The title of course refers to an evening in a gentlemen’s club where members can bring their wives or other female relatives as guests. In this case it’s a club called the Hunter’s Club, appropriately full of badly cured taxidermy and other colonial relics. The ladies in question are allowed into only certain rooms and clearly the experience of visiting is very traumatic for them, because they receive at best a lukewarm welcome, despite ladies’ night obviously having been agreed as a trial by the members. It becomes clear during the play that the club in is serious financial trouble and ladies’ night has been agreed in an attempt to attract new members. The parlous state of the club as a group and its premises provides an image for the parlous state of the members’ masculinity, personalities, and ability to relate to women.

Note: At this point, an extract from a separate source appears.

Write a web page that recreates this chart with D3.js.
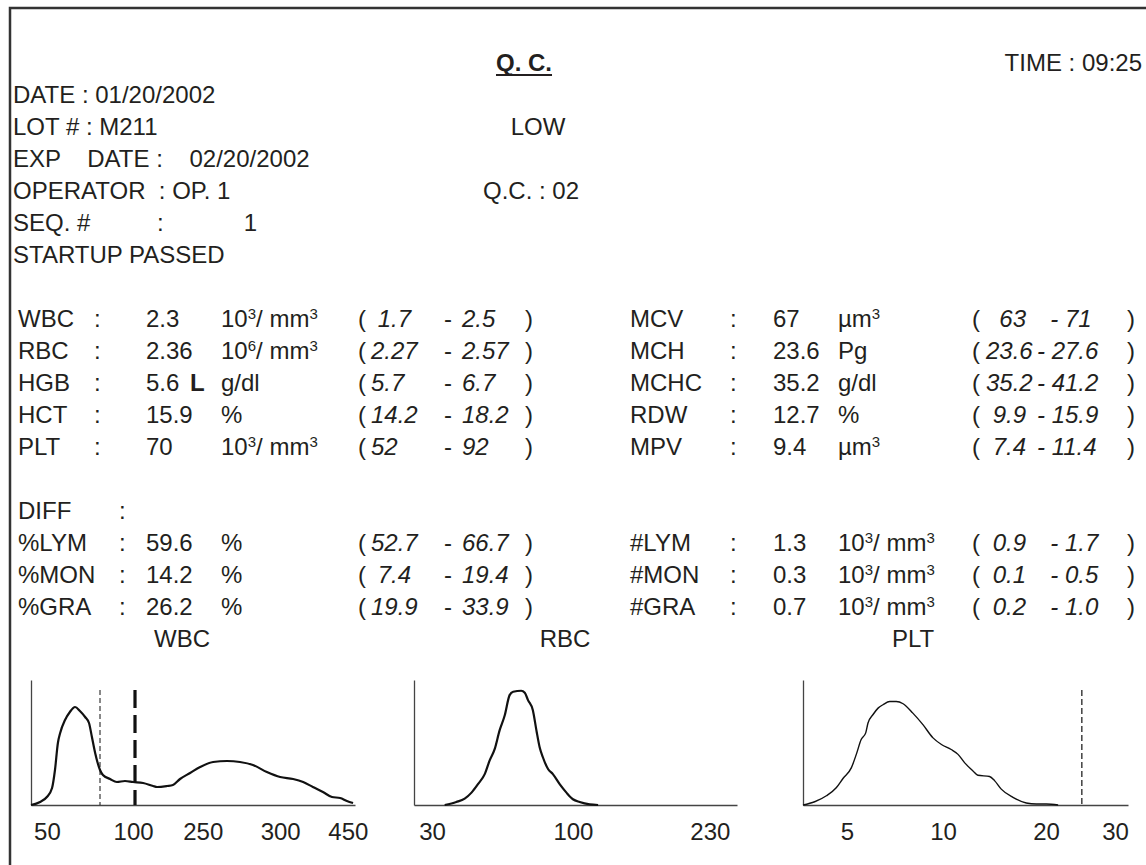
<!DOCTYPE html>
<html><head><meta charset="utf-8">
<script src="https://cdn.jsdelivr.net/npm/d3@7"></script>
<style>
body{margin:0;background:#fff}
text{font-family:"Liberation Sans",Arial,Helvetica,sans-serif;fill:#231f20;white-space:pre}
</style>
</head><body>
<svg id="c" width="1146" height="865" xml:space="preserve"></svg>
<script>
// ---------- header ----------
const reportTitle = "Q. C.";
const reportTime = "TIME : 09:25";
const headerLines = ["DATE : 01/20/2002", "LOT # : M211", "EXP    DATE :    02/20/2002", "OPERATOR  : OP. 1", "SEQ. #          :            1", "STARTUP PASSED"];
const controlLevel = "LOW";
const controlNo = "Q.C. : 02";

// ---------- CBC parameters ----------
const cbcLabels = ["WBC", "RBC", "HGB", "HCT", "PLT"];
const cbcValues = ["2.3", "2.36", "5.6", "15.9", "70"];
const cbcFlags = ["", "", "L", "", ""];
const cbcUnits = ["10^3/ mm^3", "10^6/ mm^3", "g/dl", "%", "10^3/ mm^3"];
const cbcLow = [" 1.7", "2.27", "5.7", "14.2", "52"];
const cbcHigh = ["2.5", "2.57", "6.7", "18.2", "92"];

const idxLabels = ["MCV", "MCH", "MCHC", "RDW", "MPV"];
const idxValues = ["67", "23.6", "35.2", "12.7", "9.4"];
const idxUnits = ["µm^3", "Pg", "g/dl", "%", "µm^3"];
const idxLow = ["  63", "23.6", "35.2", " 9.9", " 7.4"];
const idxHigh = ["  - 71", "- 27.6", "- 41.2", "- 15.9", "- 11.4"];

// ---------- differential ----------
const diffLabels = ["%LYM", "%MON", "%GRA"];
const diffValues = ["59.6", "14.2", "26.2"];
const diffUnits = ["%", "%", "%"];
const diffLow = ["52.7", " 7.4", "19.9"];
const diffHigh = ["66.7", "19.4", "33.9"];

const absLabels = ["#LYM", "#MON", "#GRA"];
const absValues = ["1.3", "0.3", "0.7"];
const absUnits = ["10^3/ mm^3", "10^3/ mm^3", "10^3/ mm^3"];
const absLow = [" 0.9", " 0.1", " 0.2"];
const absHigh = ["  - 1.7", "  - 0.5", "  - 1.0"];

// ---------- histograms (channel 0-100 along axis, relative count 0-100) ----------
const wbcChannel = [0, 2.8, 4.9, 6.5, 7.4, 8.3, 9.0, 10.5, 12.0, 13.6, 15.1, 16.7, 17.9, 18.8, 19.8, 21.3, 22.2, 24.4, 26.5, 29.0, 31.5, 34.6, 37.7, 38.9, 42.0, 43.8, 46.0, 49.1, 52.2, 56.2, 60.5, 64.5, 68.5, 72.8, 76.9, 80.9, 84.0, 87.0, 90.1, 92.9, 95.4, 97.5, 99.4];
const wbcCount = [0, 2.4, 6.4, 13.6, 28, 49.6, 57.6, 68, 74.4, 78.4, 75.2, 70.4, 65.6, 54.4, 41.6, 28, 24, 20.8, 18.4, 19.2, 18.4, 17.6, 15.2, 14.4, 15.2, 16, 20.8, 25.6, 30.4, 34.4, 35.2, 34.4, 32, 26.4, 22.4, 20.8, 18.4, 14.4, 10.4, 6.4, 5.6, 3.2, 1.6];
const wbcTickLabels = ["50", "100", "250", "300", "450"];
const wbcTickChannel = [4.9, 31.5, 53, 76.9, 97.8];
const wbcThinMarker = 21.3;
const wbcThickMarker = 32.1;

const rbcChannel = [9.5, 13.1, 15.7, 17.8, 19.8, 21.9, 23.4, 25.0, 26.5, 28.1, 29.6, 30.7, 33.2, 34.3, 35.3, 36.8, 37.9, 38.9, 39.9, 41.5, 43.0, 45.1, 47.2, 49.2, 51.3, 54.4, 57.0];
const rbcCount = [0, 2.4, 5.1, 9.9, 16.7, 24.7, 35.5, 44.9, 59.7, 71.8, 87.9, 90.6, 91.4, 89.8, 83.9, 75.8, 59.7, 46.2, 38.2, 28.8, 24.7, 16.7, 9.9, 4.6, 2.4, 0.5, 0];
const rbcTickLabels = ["30", "100", "230"];
const rbcTickChannel = [5.6, 49.2, 91.6];

const pltChannel = [0, 3.6, 7.2, 10.3, 12.3, 14.9, 16.4, 17.9, 19.3, 20.0, 21.5, 23.1, 24.6, 26.7, 28.7, 30.8, 33.8, 36.9, 40.0, 42.6, 45.6, 47.7, 49.7, 52.3, 53.8, 57.4, 59.0, 61.0, 64.6, 68.7, 71.8, 74.9, 78.5];
const pltCount = [0, 2.6, 7.4, 14.0, 21.2, 29.9, 40.5, 52.4, 57.7, 65.6, 72.2, 77.5, 80.2, 82.8, 82.8, 81.0, 73.5, 64.3, 53.7, 48.4, 44.4, 40.5, 33.9, 27.2, 23.8, 22.8, 19.3, 12.7, 6.1, 1.6, 0.8, 0.8, 0];
const pltTickLabels = ["5", "10", "20", "30"];
const pltTickChannel = [13.5, 43.1, 74.8, 96];
const pltMarker = 85.8;

// =====================================================
const svg = d3.select("#c");
const FS = 24;
const rowY = r => 71 + 32 * r;

// frame
svg.append("path").attr("d", "M10,865 L10,8 L1146,8")
  .attr("fill", "none").attr("stroke", "#333").attr("stroke-width", 2.5);

function txt(x, y, s, opts = {}) {
  const t = svg.append("text").attr("x", x).attr("y", y).attr("font-size", opts.size || FS)
    .attr("text-anchor", opts.anchor || "start").attr("xml:space", "preserve");
  if (opts.bold) t.attr("font-weight", "bold");
  if (opts.italic) t.attr("font-style", "italic");
  const parts = String(s).split(/\^(\d)/);
  let cur = 0;
  parts.forEach((p, i) => {
    if (!p) return;
    const sup = i % 2 === 1;
    const target = sup ? -8 : 0;
    const ts = t.append("tspan").text(p).attr("dy", target - cur);
    if (sup) ts.attr("font-size", 15);
    cur = target;
  });
  return t;
}

// header
const title = txt(524, rowY(0), reportTitle, { bold: true, anchor: "middle" });
const bb = title.node().getBBox();
svg.append("line").attr("x1", bb.x).attr("x2", bb.x + bb.width)
  .attr("y1", rowY(0) + 4).attr("y2", rowY(0) + 4).attr("stroke", "#231f20").attr("stroke-width", 2);
txt(1142, rowY(0), reportTime, { anchor: "end" });
headerLines.forEach((s, i) => txt(13, rowY(1 + i), s));
txt(538, rowY(2), controlLevel, { anchor: "middle" });
txt(483, rowY(4), controlNo);

// parameter table helpers
function leftRow(r, label, colonX, value, flag, unit, lo, hi) {
  const y = rowY(r);
  txt(18, y, label); txt(colonX, y, ":"); txt(146, y, value);
  if (flag) txt(190, y, flag, { bold: true });
  txt(221, y, unit);
  txt(358, y, "("); txt(371, y, lo, { italic: true }); txt(444, y, "-");
  txt(462, y, hi, { italic: true }); txt(525, y, ")");
}
function rightRow(r, label, value, unit, lo, hi) {
  const y = rowY(r);
  txt(630, y, label); txt(730, y, ":"); txt(773, y, value); txt(838, y, unit);
  txt(972, y, "("); txt(986, y, lo, { italic: true }); txt(1037, y, hi, { italic: true });
  txt(1127, y, ")");
}
cbcLabels.forEach((l, i) => leftRow(8 + i, l, 94, cbcValues[i], cbcFlags[i], cbcUnits[i], cbcLow[i], cbcHigh[i]));
idxLabels.forEach((l, i) => rightRow(8 + i, l, idxValues[i], idxUnits[i], idxLow[i], idxHigh[i]));
txt(18, rowY(14), "DIFF"); txt(119, rowY(14), ":");
diffLabels.forEach((l, i) => leftRow(15 + i, l, 119, diffValues[i], "", diffUnits[i], diffLow[i], diffHigh[i]));
absLabels.forEach((l, i) => rightRow(15 + i, l, absValues[i], absUnits[i], absLow[i], absHigh[i]));

// histograms
const histTop = 680, histBase = 805;
function histogram(name, x0, x1, titleX, ch, cnt, tickCh, tickLab, width, markers) {
  const x = d3.scaleLinear().domain([0, 100]).range([x0, x1]);
  const y = d3.scaleLinear().domain([0, 100]).range([histBase, histTop]);
  txt(titleX, rowY(18), name, { anchor: "middle" });
  const g = svg.append("g");
  const ax = g.append("g").attr("transform", `translate(0,${histBase})`)
    .call(d3.axisBottom(x).tickValues(tickCh).tickFormat((d, i) => tickLab[i]).tickSize(0).tickSizeOuter(0).tickPadding(18));
  ax.select(".domain").attr("stroke", "#444").attr("stroke-width", 1.3);
  ax.selectAll("text").attr("font-size", FS).attr("font-family", null).style("fill", "#231f20");
  const ay = g.append("g").attr("transform", `translate(${x0},0)`)
    .call(d3.axisLeft(y).tickValues([]).tickSizeOuter(0));
  ay.select(".domain").attr("stroke", "#444").attr("stroke-width", 1.3);
  (markers || []).forEach(m => {
    g.append("line").attr("x1", x(m.ch)).attr("x2", x(m.ch)).attr("y1", y(92)).attr("y2", histBase)
      .attr("stroke", "#111").attr("stroke-width", m.w).attr("stroke-dasharray", m.dash);
  });
  const line = d3.line().x((d, i) => x(ch[i])).y(d => y(d)).curve(d3.curveMonotoneX);
  g.append("path").attr("d", line(cnt)).attr("fill", "none").attr("stroke", "#111")
    .attr("stroke-width", width).attr("stroke-linejoin", "round");
}
histogram("WBC", 31, 355, 182, wbcChannel, wbcCount, wbcTickChannel, wbcTickLabels, 2.2,
  [{ ch: wbcThinMarker, w: 1, dash: "5,3" }, { ch: wbcThickMarker, w: 3.2, dash: "18,7" }]);
histogram("RBC", 414, 737, 565, rbcChannel, rbcCount, rbcTickChannel, rbcTickLabels, 2.2, []);
histogram("PLT", 803, 1128, 913, pltChannel, pltCount, pltTickChannel, pltTickLabels, 1.4,
  [{ ch: pltMarker, w: 1.2, dash: "6,3" }]);
</script>
</body></html>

The clear unhappiness of the members with the ladies’ presence and the clear discomfort and distress of the ladies being there for the sake of their husbands, lead to a crescendo of conflict and argument through the episode, culminating in one of the members killing his wife on the club premises. The other members find out and grotesquely start working out how to hide the body, only to find the body has disappeared and resulting in a twist for the gentlemen right at the end.

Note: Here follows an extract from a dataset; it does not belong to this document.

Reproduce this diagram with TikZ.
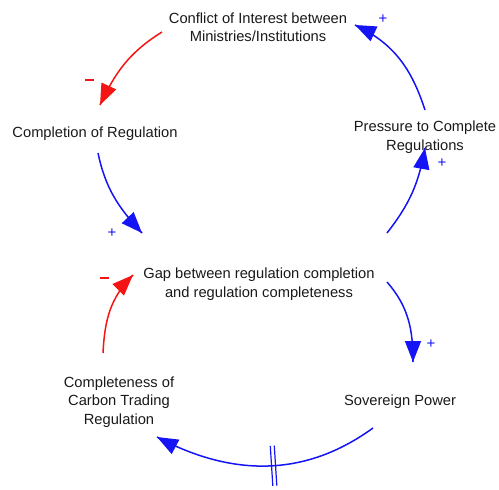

While this episode is clearly open to a feminist interpretation, a feature which I don’t think has largely been commented on is the nature of the club members. It is dominated by the club secretary, a singularly strong character called Colonel Waley (played to histrionic effect by Alfred Burke), who leads the planning of getting rid of the body and the others just go along with him. I do understand that women marry, or stay with, all sorts of inadequate men, for all sorts of strange reasons, but frankly you wouldn’t want to marry any of these men. They may be ‘clubbable’, but they are definitely not marriageable. They are definitely not gentlemen in the true sense. Even in the most hide-bound bastions of tradition, if a guest (even a woman) breaks a rule you either let it go or prompt them gently into not doing what they’re doing. You certainly never suggest that they are at fault in any way. In other words you act like a gentleman and make them welcome. The club members are not gentlemen, and I felt like screaming at the wives who are guests that they should certainly get rid of their husbands at once because they’re complete duds. It’s a comment on masculinity and the lost masculinity, embodied in the decline of the Hunters’ Club, of the club’s members.

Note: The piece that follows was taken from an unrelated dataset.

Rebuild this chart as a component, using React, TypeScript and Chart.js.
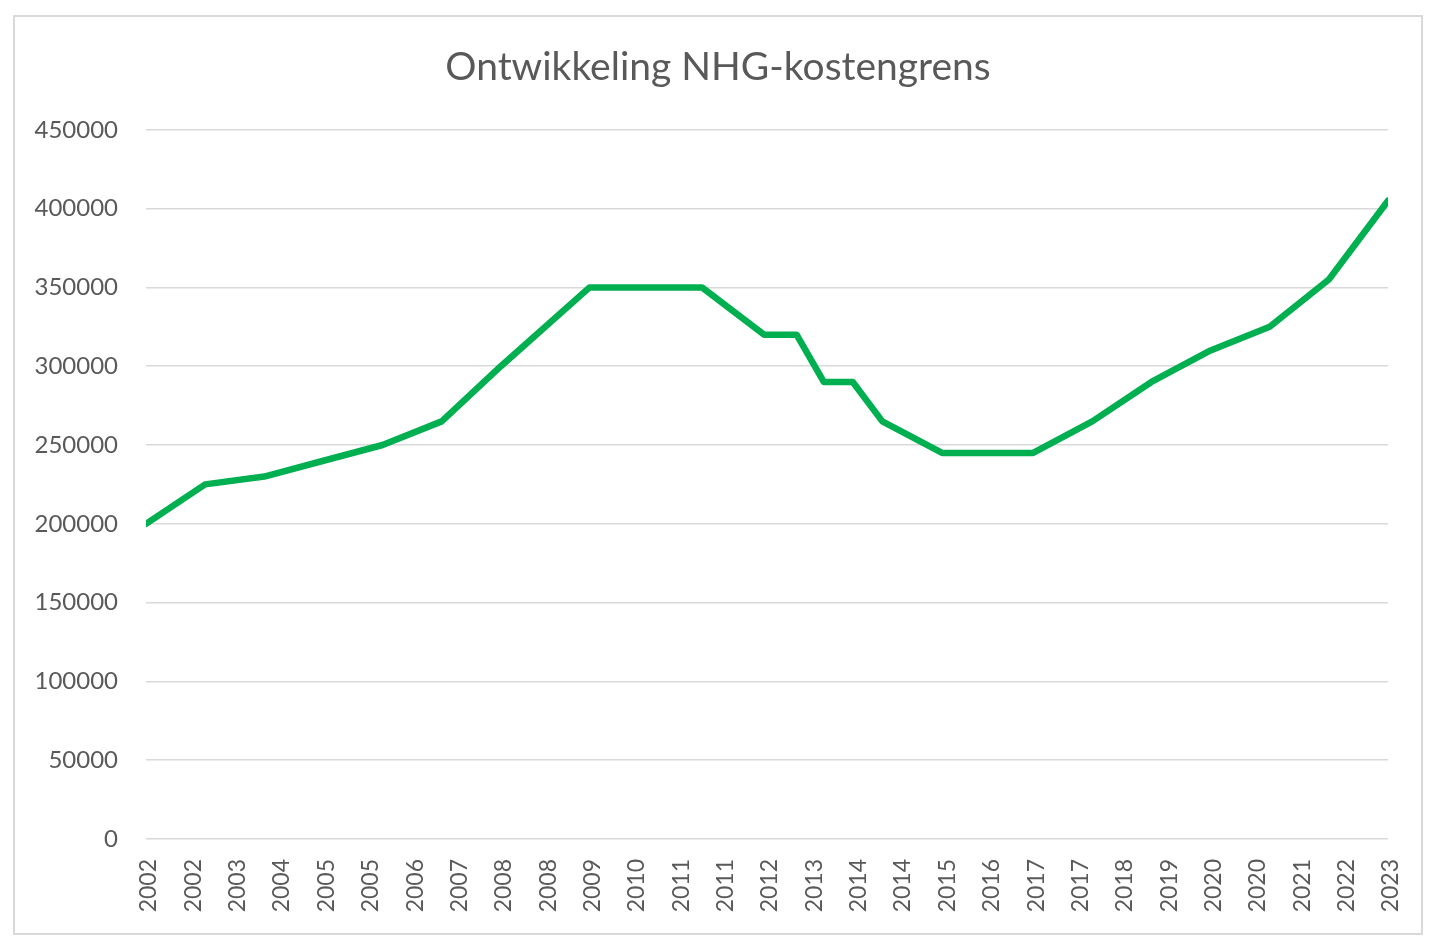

Much of the criticism online of this episode revolves around the apparent contradiction that nearly none of the members want to have a ladies’ night at all, and yet somehow it has apparently been voted for by the members. I’m not troubled by this contradiction personally, and is easily explained by assuming that the relatively few members we see are not the entire membership and probably ladies’ night has been agreed by a more liberal majority of the membership who mostly aren’t present on this evening.
However I have another criticism which is that I don’t think Alfred Burke’s character works very well. In my opinion he is actually too dominant, and rather than make the club members a collection of weaklings who just follow their over-dominant club secretary, the play would have worked better if the whole membership had been similar personalities so that they are all equally monstrous characters. As it is the colonel, barking orders, comes across as a dictator and the other members don’t provide an adequate foil to the two ladies who are the only characters with any backbone.
Perhaps I should stress as always that if I thought this criticism meant the play didn’t work at all I wouldn’t be blogging about it.
This is a very complex play providing a commentary on male and female roles, which can be seen from a feminist perspective, or else on power and submission. I recommend it very highly.